Senior Constable Dow said the police could not follow every single bus, and estimated that about 95% of motorists in Oamaru did not slow down for school buses. He said that was a ''particular concern'' on rural roads where vehicles were travelling at 100kmh.

Ritchies Oamaru branch manager Richard Roberts said he was concerned that bus drivers now complained ''every day'' about motorists not slowing down when children were getting off school buses.

''I was on the main road the other night and about one car in 20 actually slowed down, and that was not to 20kmh, the others just plunged on.

''And it's not only cars - it's trucks as well.''

The ministry had demanded the signs be removed because they were not a ministry design, he said.

Ministry spokesman Brenden Crocker said at present only three signs had been approved for use on school buses.
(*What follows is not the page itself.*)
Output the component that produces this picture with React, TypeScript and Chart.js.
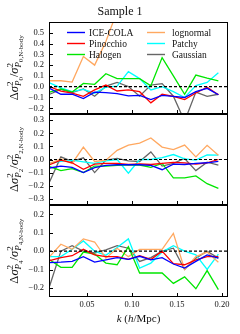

A flashing sign had been approved but it did not contain a speed limit.

He said in order for the signs to be recognised, they would have to go through a trial process under the auspices of the New Zealand Transport Agency, in order to provide ''sufficient evidence'' of their value.

The Ashburton District Council had this month completed a 12-month trial of similar signs but no results had yet been passed on to the ministry, he said.